This debate is as old as “guns vs. butter” but it has intensified in the past decade as interest yields have collapsed.  As we “head to the Fed” meeting next month a 10 year treasury note gets you 2.06% and we are told that a rate cut is on the way.  There was a time when you could buy a stock like GE and get a good yield plus some hope for appreciation.  That time ended two years ago.

This trend of low interest rates has put a lot of pressure on alimony as a device to make up for bad yields.  But, alimony is a remedy infected with misery.  Heck, they even removed the deductibility beginning this year unless you have your deal in place.

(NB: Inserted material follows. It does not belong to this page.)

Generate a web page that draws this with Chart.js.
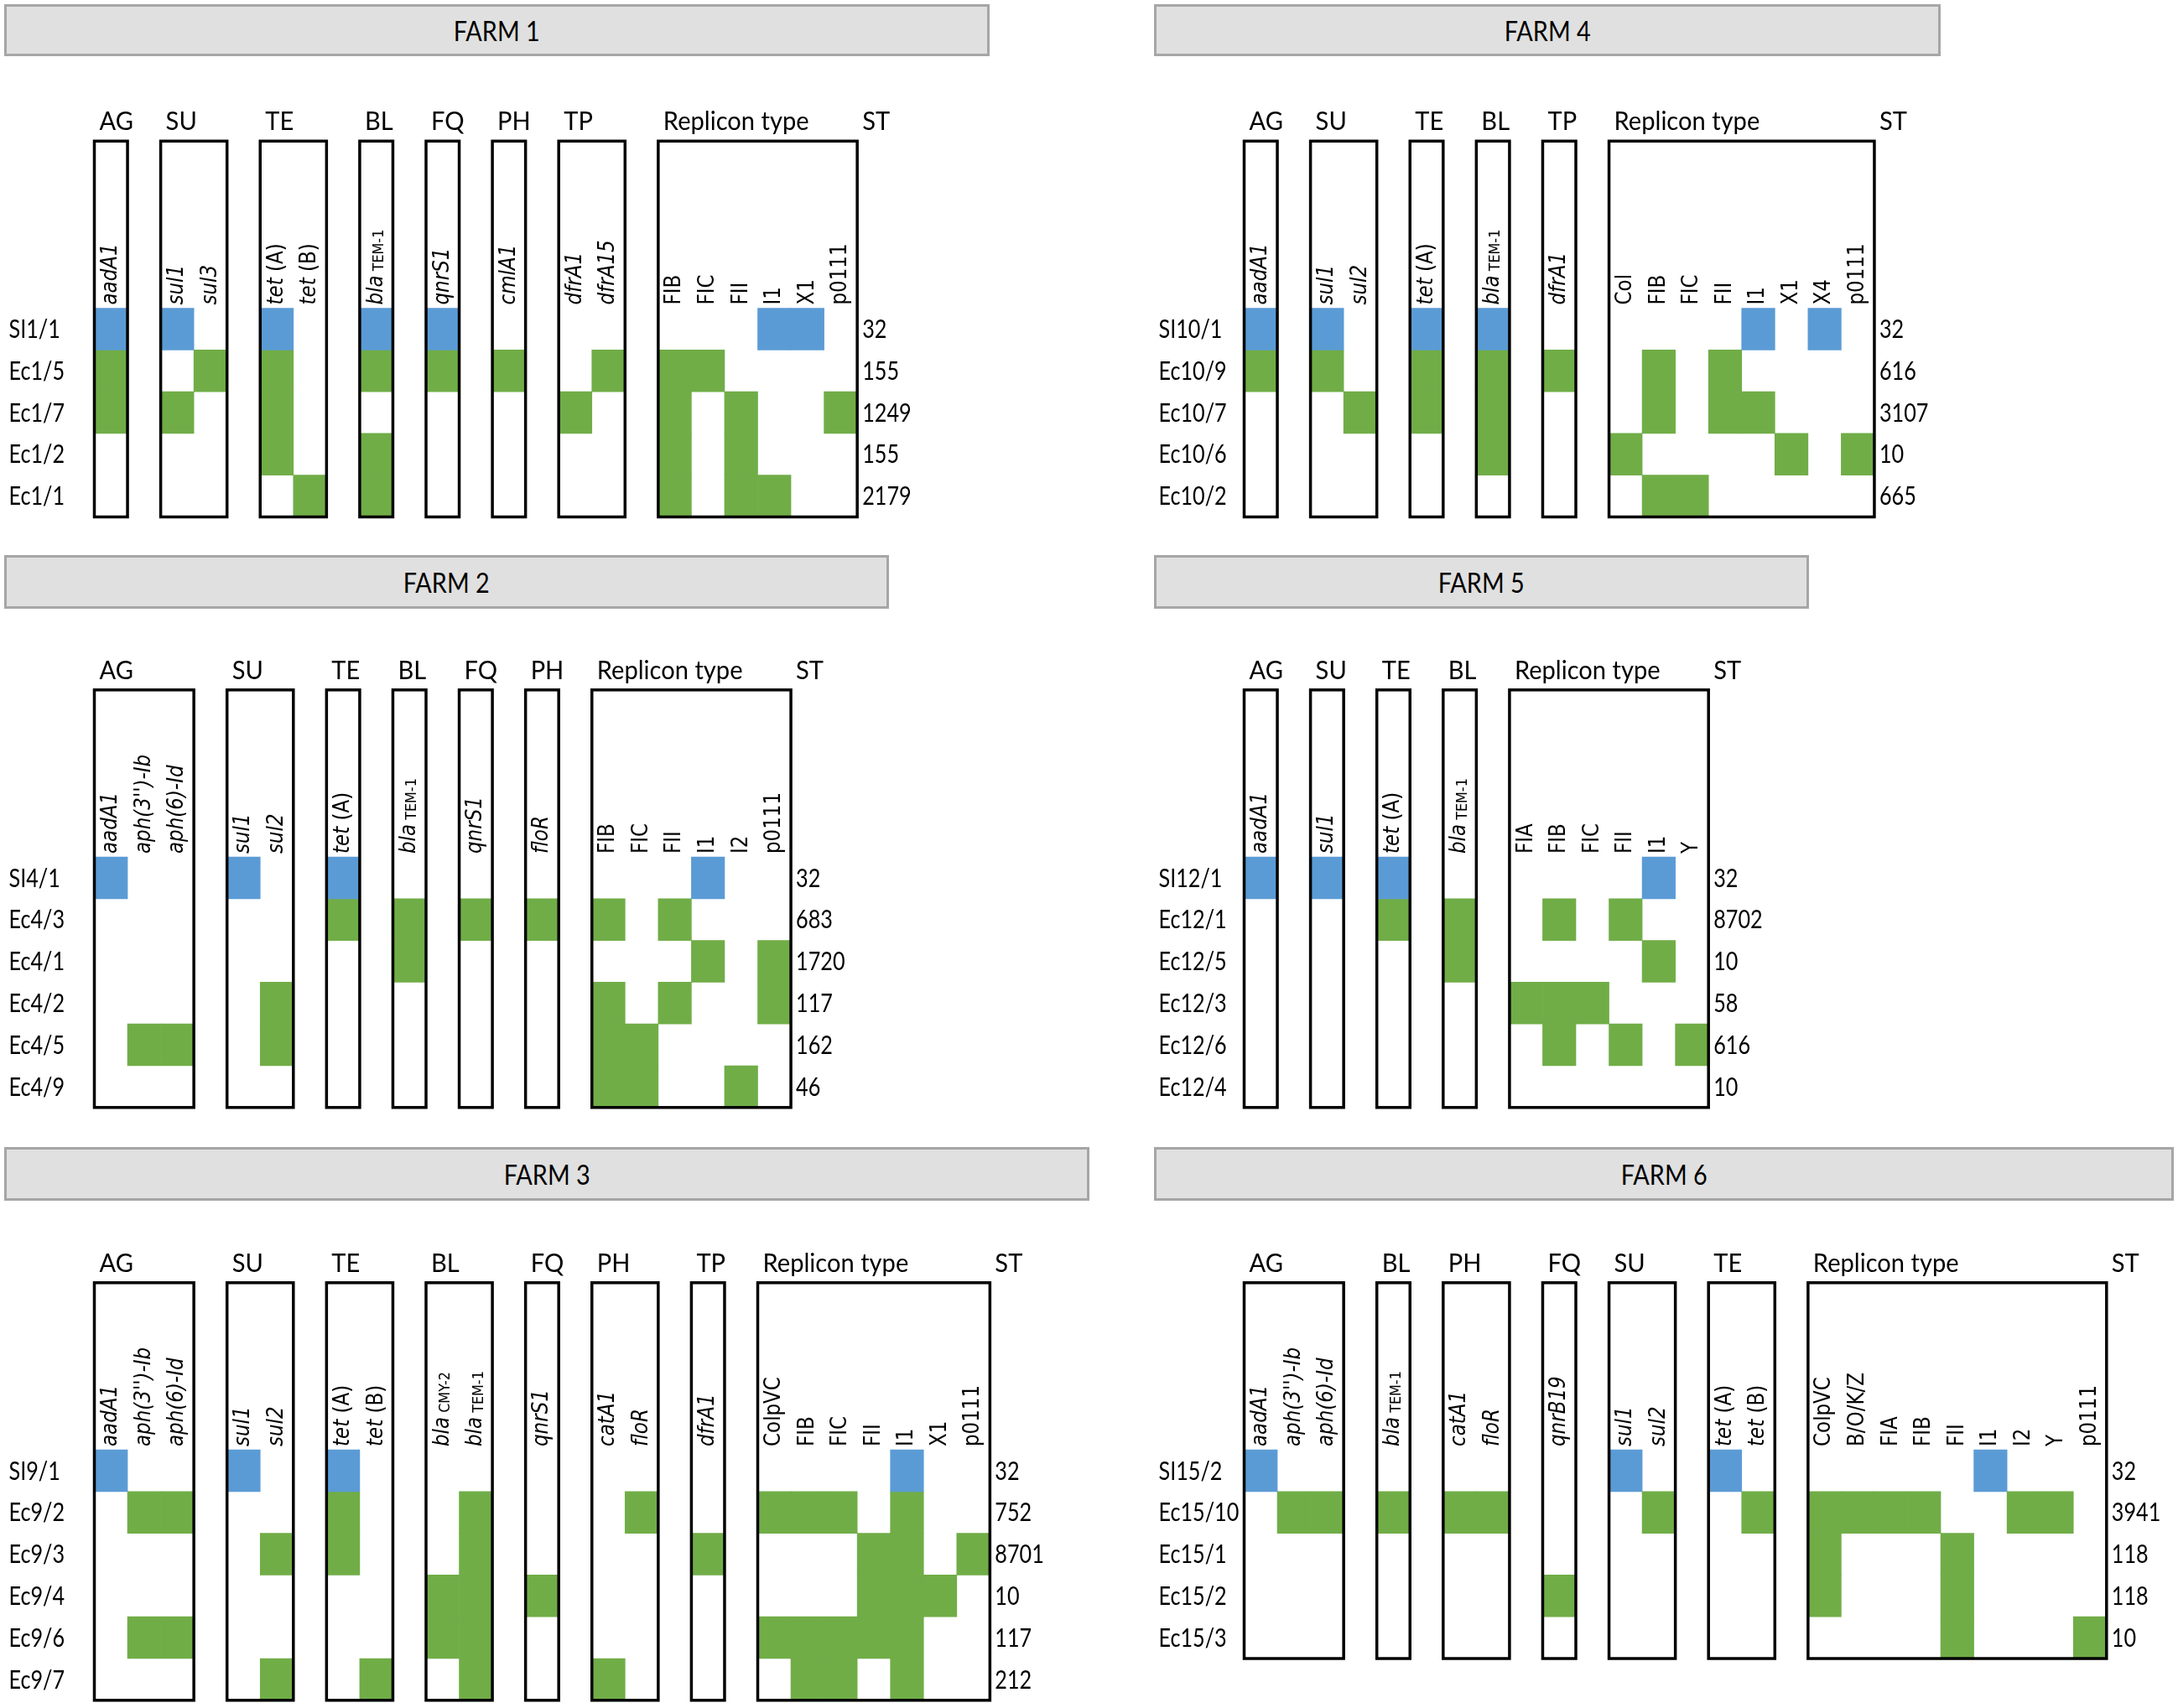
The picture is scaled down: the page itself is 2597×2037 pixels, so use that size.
<!DOCTYPE html>
<html>
<head>
<meta charset="utf-8">
<script src="https://cdn.jsdelivr.net/npm/chart.js@4.4.3/dist/chart.umd.min.js"></script>
<style>
  html, body { margin: 0; padding: 0; background: #fff; }
  body { width: 2597px; height: 2037px; position: relative; overflow: hidden; font-family: Lato, sans-serif; }
  .banner { position: absolute; box-sizing: border-box; background: #e0e0e0; border: 3px solid #a6a6a6;
            display: flex; align-items: center; justify-content: center; font-size: 32px; color: #000; }
  .banner span { display: inline-block; transform: scaleX(0.9); }
  canvas { position: absolute; }
</style>
</head>
<body>
<script>
// Farm 1
const farm1Classes = ['AG', 'SU', 'TE', 'BL', 'FQ', 'PH', 'TP'];
const farm1Genes = [['aadA1'], ['sul1', 'sul3'], ['tet(A)', 'tet(B)'], ['blaTEM-1'], ['qnrS1'], ['cmlA1'], ['dfrA1', 'dfrA15']];
const farm1Replicons = ['FIB', 'FIC', 'FII', 'I1', 'X1', 'p0111'];
const farm1Isolates = ['SI1/1', 'Ec1/5', 'Ec1/7', 'Ec1/2', 'Ec1/1'];
const farm1ST = [32, 155, 1249, 155, 2179];
const farm1Hits = [
  ['aadA1', 'sul1', 'tet(A)', 'blaTEM-1', 'qnrS1', 'I1', 'X1'],
  ['aadA1', 'sul3', 'tet(A)', 'blaTEM-1', 'qnrS1', 'cmlA1', 'dfrA15', 'FIB', 'FIC'],
  ['aadA1', 'sul1', 'tet(A)', 'dfrA1', 'FIB', 'FII', 'p0111'],
  ['tet(A)', 'blaTEM-1', 'FIB', 'FII'],
  ['tet(B)', 'blaTEM-1', 'FIB', 'FII', 'I1']
];

// Farm 2
const farm2Classes = ['AG', 'SU', 'TE', 'BL', 'FQ', 'PH'];
const farm2Genes = [['aadA1', "aph(3'')-Ib", 'aph(6)-Id'], ['sul1', 'sul2'], ['tet(A)'], ['blaTEM-1'], ['qnrS1'], ['floR']];
const farm2Replicons = ['FIB', 'FIC', 'FII', 'I1', 'I2', 'p0111'];
const farm2Isolates = ['SI4/1', 'Ec4/3', 'Ec4/1', 'Ec4/2', 'Ec4/5', 'Ec4/9'];
const farm2ST = [32, 683, 1720, 117, 162, 46];
const farm2Hits = [
  ['aadA1', 'sul1', 'tet(A)', 'I1'],
  ['tet(A)', 'blaTEM-1', 'qnrS1', 'floR', 'FIB', 'FII'],
  ['blaTEM-1', 'I1', 'p0111'],
  ['sul2', 'FIB', 'FII', 'p0111'],
  ["aph(3'')-Ib", 'aph(6)-Id', 'sul2', 'FIB', 'FIC'],
  ['FIB', 'FIC', 'I2']
];

// Farm 3
const farm3Classes = ['AG', 'SU', 'TE', 'BL', 'FQ', 'PH', 'TP'];
const farm3Genes = [['aadA1', "aph(3'')-Ib", 'aph(6)-Id'], ['sul1', 'sul2'], ['tet(A)', 'tet(B)'], ['blaCMY-2', 'blaTEM-1'], ['qnrS1'], ['catA1', 'floR'], ['dfrA1']];
const farm3Replicons = ['ColpVC', 'FIB', 'FIC', 'FII', 'I1', 'X1', 'p0111'];
const farm3Isolates = ['SI9/1', 'Ec9/2', 'Ec9/3', 'Ec9/4', 'Ec9/6', 'Ec9/7'];
const farm3ST = [32, 752, 8701, 10, 117, 212];
const farm3Hits = [
  ['aadA1', 'sul1', 'tet(A)', 'I1'],
  ["aph(3'')-Ib", 'aph(6)-Id', 'tet(A)', 'blaTEM-1', 'floR', 'ColpVC', 'FIB', 'FIC', 'I1'],
  ['sul2', 'tet(A)', 'blaTEM-1', 'dfrA1', 'FII', 'I1', 'p0111'],
  ['blaCMY-2', 'blaTEM-1', 'qnrS1', 'FII', 'I1', 'X1'],
  ["aph(3'')-Ib", 'aph(6)-Id', 'blaCMY-2', 'blaTEM-1', 'ColpVC', 'FIB', 'FIC', 'FII', 'I1'],
  ['sul2', 'tet(B)', 'blaTEM-1', 'catA1', 'FIB', 'FIC', 'I1']
];

// Farm 4
const farm4Classes = ['AG', 'SU', 'TE', 'BL', 'TP'];
const farm4Genes = [['aadA1'], ['sul1', 'sul2'], ['tet(A)'], ['blaTEM-1'], ['dfrA1']];
const farm4Replicons = ['Col', 'FIB', 'FIC', 'FII', 'I1', 'X1', 'X4', 'p0111'];
const farm4Isolates = ['SI10/1', 'Ec10/9', 'Ec10/7', 'Ec10/6', 'Ec10/2'];
const farm4ST = [32, 616, 3107, 10, 665];
const farm4Hits = [
  ['aadA1', 'sul1', 'tet(A)', 'blaTEM-1', 'I1', 'X4'],
  ['aadA1', 'sul1', 'tet(A)', 'blaTEM-1', 'dfrA1', 'FIB', 'FII'],
  ['sul2', 'tet(A)', 'blaTEM-1', 'FIB', 'FII', 'I1'],
  ['blaTEM-1', 'Col', 'X1', 'p0111'],
  ['FIB', 'FIC']
];

// Farm 5
const farm5Classes = ['AG', 'SU', 'TE', 'BL'];
const farm5Genes = [['aadA1'], ['sul1'], ['tet(A)'], ['blaTEM-1']];
const farm5Replicons = ['FIA', 'FIB', 'FIC', 'FII', 'I1', 'Y'];
const farm5Isolates = ['SI12/1', 'Ec12/1', 'Ec12/5', 'Ec12/3', 'Ec12/6', 'Ec12/4'];
const farm5ST = [32, 8702, 10, 58, 616, 10];
const farm5Hits = [
  ['aadA1', 'sul1', 'tet(A)', 'I1'],
  ['tet(A)', 'blaTEM-1', 'FIB', 'FII'],
  ['blaTEM-1', 'I1'],
  ['FIA', 'FIB', 'FIC'],
  ['FIB', 'FII', 'Y'],
  []
];

// Farm 6
const farm6Classes = ['AG', 'BL', 'PH', 'FQ', 'SU', 'TE'];
const farm6Genes = [['aadA1', "aph(3'')-Ib", 'aph(6)-Id'], ['blaTEM-1'], ['catA1', 'floR'], ['qnrB19'], ['sul1', 'sul2'], ['tet(A)', 'tet(B)']];
const farm6Replicons = ['ColpVC', 'B/O/K/Z', 'FIA', 'FIB', 'FII', 'I1', 'I2', 'Y', 'p0111'];
const farm6Isolates = ['SI15/2', 'Ec15/10', 'Ec15/1', 'Ec15/2', 'Ec15/3'];
const farm6ST = [32, 3941, 118, 118, 10];
const farm6Hits = [
  ['aadA1', 'sul1', 'tet(A)', 'I1'],
  ["aph(3'')-Ib", 'aph(6)-Id', 'blaTEM-1', 'catA1', 'floR', 'sul2', 'tet(B)', 'ColpVC', 'B/O/K/Z', 'FIA', 'FIB', 'I2', 'Y'],
  ['ColpVC', 'FII'],
  ['qnrB19', 'ColpVC', 'FII'],
  ['FII', 'p0111']
];

const BLUE = '#5b9bd5', GREEN = '#70ad47';
const CELL_W = 39.55, CELL_H = 49.8, HEAD_ROWS = 4;
const HEAD_FONT = '30px Lato', ROW_FONT = '30px Lato', ROW_SX = 0.84;
const GENE_FONT = '23px "DejaVu Sans"', GENE_ITAL = 'italic 23px "DejaVu Sans"', SUB_FONT = '16px "DejaVu Sans"';
const GENE_THICK = 1.15;

// page layout of each panel: banner box, canvas box, left edge of first column, top of first row
const panels = [
  { title: 'FARM 1', classes: farm1Classes, genes: farm1Genes, replicons: farm1Replicons, isolates: farm1Isolates, st: farm1ST, hits: farm1Hits,
    banner: [5, 5, 1175, 62], canvas: [0, 70, 1370, 580], gx: 112.5, cy: 367.5 },
  { title: 'FARM 4', classes: farm4Classes, genes: farm4Genes, replicons: farm4Replicons, isolates: farm4Isolates, st: farm4ST, hits: farm4Hits,
    banner: [1376, 5, 938, 62], canvas: [1370, 70, 1227, 580], gx: 1483.5, cy: 367.5 },
  { title: 'FARM 2', classes: farm2Classes, genes: farm2Genes, replicons: farm2Replicons, isolates: farm2Isolates, st: farm2ST, hits: farm2Hits,
    banner: [5, 662, 1055, 64], canvas: [0, 730, 1370, 620], gx: 112.5, cy: 1022 },
  { title: 'FARM 5', classes: farm5Classes, genes: farm5Genes, replicons: farm5Replicons, isolates: farm5Isolates, st: farm5ST, hits: farm5Hits,
    banner: [1376, 662, 781, 64], canvas: [1370, 730, 1227, 620], gx: 1483.5, cy: 1022 },
  { title: 'FARM 3', classes: farm3Classes, genes: farm3Genes, replicons: farm3Replicons, isolates: farm3Isolates, st: farm3ST, hits: farm3Hits,
    banner: [5, 1368, 1294, 64], canvas: [0, 1435, 1370, 602], gx: 112.5, cy: 1729 },
  { title: 'FARM 6', classes: farm6Classes, genes: farm6Genes, replicons: farm6Replicons, isolates: farm6Isolates, st: farm6ST, hits: farm6Hits,
    banner: [1376, 1368, 1216, 64], canvas: [1370, 1435, 1227, 602], gx: 1483.5, cy: 1729 }
];

// gene columns in boxes, one empty slot between boxes
function buildSlots(genes, replicons) {
  const slots = [], boxes = [];
  [...genes, replicons].forEach((g, i) => {
    if (i > 0) slots.push('');
    boxes.push([slots.length, slots.length + g.length - 1]);
    slots.push(...g);
  });
  return { slots, boxes };
}

function cells(p, ref) {
  const out = [];
  p.hits.forEach((row, r) => {
    if (p.isolates[r].startsWith('SI') !== ref) return;
    row.forEach(g => out.push({ x: g, y: [r, r + 1] }));
  });
  return out;
}

function narrowText(ctx, text, x, y, sx) {
  ctx.save();
  ctx.translate(x, y);
  ctx.scale(sx, 1);
  ctx.fillText(text, 0, 0);
  ctx.restore();
}

function drawGene(ctx, id, cx, y0, plain) {
  let parts;
  if (plain) parts = [[id, GENE_FONT, 0]];
  else if (id.startsWith('bla')) parts = [['bla', GENE_ITAL, 0], [' ' + id.slice(3), SUB_FONT, 3]];
  else if (id.startsWith('tet')) parts = [['tet', GENE_ITAL, 0], [' ' + id.slice(3), GENE_FONT, 0]];
  else parts = [[id, GENE_ITAL, 0]];
  ctx.save();
  ctx.translate(cx, y0);
  ctx.rotate(-Math.PI / 2);
  ctx.scale(1, GENE_THICK);
  ctx.textAlign = 'left';
  ctx.textBaseline = 'middle';
  let pos = 0;
  parts.forEach(([t, font, dy]) => {
    ctx.font = font;
    ctx.fillText(t, pos, dy);
    pos += ctx.measureText(t).width;
  });
  ctx.restore();
}

function labelPlugin(p, layout) {
  return {
    id: 'farmLabels',
    afterDatasetsDraw(chart) {
      const { ctx, chartArea: a, scales: { x, y } } = chart;
      const n = p.isolates.length;
      const top = y.getPixelForValue(-HEAD_ROWS), bot = y.getPixelForValue(n);
      ctx.save();
      ctx.strokeStyle = '#000';
      ctx.lineWidth = 3.5;
      layout.boxes.forEach(([i0, i1]) => {
        const l = x.getPixelForValue(i0 - 0.5), r = x.getPixelForValue(i1 + 0.5);
        ctx.strokeRect(l, top, r - l, bot - top);
      });

      ctx.fillStyle = '#000';
      ctx.font = HEAD_FONT;
      ctx.textAlign = 'left';
      ctx.textBaseline = 'alphabetic';
      const heads = [...p.classes, 'Replicon type'];
      layout.boxes.forEach(([i0], k) => narrowText(ctx, heads[k], x.getPixelForValue(i0 - 0.5) + 6, top - 13, 0.97));
      const stX = x.getPixelForValue(layout.slots.length - 0.5) + 6;
      narrowText(ctx, 'ST', stX, top - 13, 0.97);

      ctx.font = ROW_FONT;
      ctx.textBaseline = 'middle';
      p.isolates.forEach((name, r) => {
        const yc = y.getPixelForValue(r + 0.5) + 1;
        narrowText(ctx, name, a.left - 102, yc, ROW_SX);
        narrowText(ctx, String(p.st[r]), stX, yc, ROW_SX);
      });

      const y0 = y.getPixelForValue(0) - 4;
      layout.slots.forEach((s, i) => {
        if (s) drawGene(ctx, s, x.getPixelForValue(i), y0, p.replicons.includes(s));
      });
      ctx.restore();
    }
  };
}

panels.forEach(p => {
  const [bx, by, bw, bh] = p.banner;
  const banner = document.createElement('div');
  banner.className = 'banner';
  Object.assign(banner.style, { left: bx + 'px', top: by + 'px', width: bw + 'px', height: bh + 'px' });
  const title = document.createElement('span');
  title.textContent = p.title;
  banner.appendChild(title);
  document.body.appendChild(banner);

  const [cx, cyTop, cw, ch] = p.canvas;
  const canvas = document.createElement('canvas');
  canvas.width = cw;
  canvas.height = ch;
  Object.assign(canvas.style, { left: cx + 'px', top: cyTop + 'px', width: cw + 'px', height: ch + 'px' });
  document.body.appendChild(canvas);

  const layout = buildSlots(p.genes, p.replicons);
  const n = p.isolates.length;
  const padLeft = p.gx - cx;
  const padTop = p.cy - HEAD_ROWS * CELL_H - cyTop;
  const padRight = cw - padLeft - layout.slots.length * CELL_W;
  const padBottom = ch - (p.cy + n * CELL_H - cyTop);

  new Chart(canvas, {
    type: 'bar',
    data: {
      labels: layout.slots,
      datasets: [
        { label: 'SI', data: cells(p, true), backgroundColor: BLUE },
        { label: 'Ec', data: cells(p, false), backgroundColor: GREEN }
      ]
    },
    options: {
      responsive: false,
      animation: false,
      devicePixelRatio: 1,
      layout: { padding: { left: padLeft, top: padTop, right: padRight, bottom: padBottom } },
      datasets: { bar: { grouped: false, barPercentage: 1, categoryPercentage: 1, borderWidth: 0 } },
      plugins: { legend: { display: false }, tooltip: { enabled: false } },
      scales: {
        x: { type: 'category', display: false, offset: true },
        y: { type: 'linear', display: false, reverse: true, min: -HEAD_ROWS, max: n }
      }
    },
    plugins: [labelPlugin(p, layout)]
  });
});
</script>
</body>
</html>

July 30th an article published by Charles Sizemore in Kiplinger’s online magazine “11 Stocks to Buy That Prove Boring is Beautiful” produced a ray of hope.  Sizemore identified 11 stocks that produced a healthy dividend without being investments at risk of either a price collapse or a dividend cut.  Nothing in financial life is certain and some readers may cringe when they see Altria (the old Phillip Morris) on the list.  But, we are looking for income and Sizemore’s picks seemed worthy of some consideration.

Here is the list with the stock symbol and the current yield:

Crown Castle 3.5 CCI
ATT 5.9 T
Altria 6.4 MO
CVS 3.6 CVS
Macquarie 9.6 MIC
Enterprise 5.9 EPD
3M 3.3 MMM
Iron Mountain 8.2 IRM
Realty Inc. 3.9 O
Vereit 6.0 VER
Albermarle 7.0 ( ALB

Combined: 58.3/11 = 5.3%

So that’s an average 5.3% return with at least some prospect for dividends being qualified for capital gain rates.  It’s also a reasonably diversified portfolio, which includes real estate, manufacturing and retail.

As attorneys we often are asked, “If I get $300,000 in assets I can invest, what should I expect as a return?”  Treasuries have provided little solace for quite some time and it seems it will get worse before it gets any better.  However, there are dividend stocks out there and Kiplinger’s may be on to something offering a ray of hope.

Yields are a moving target as we noted in our last post on this subject on February 9, 2017.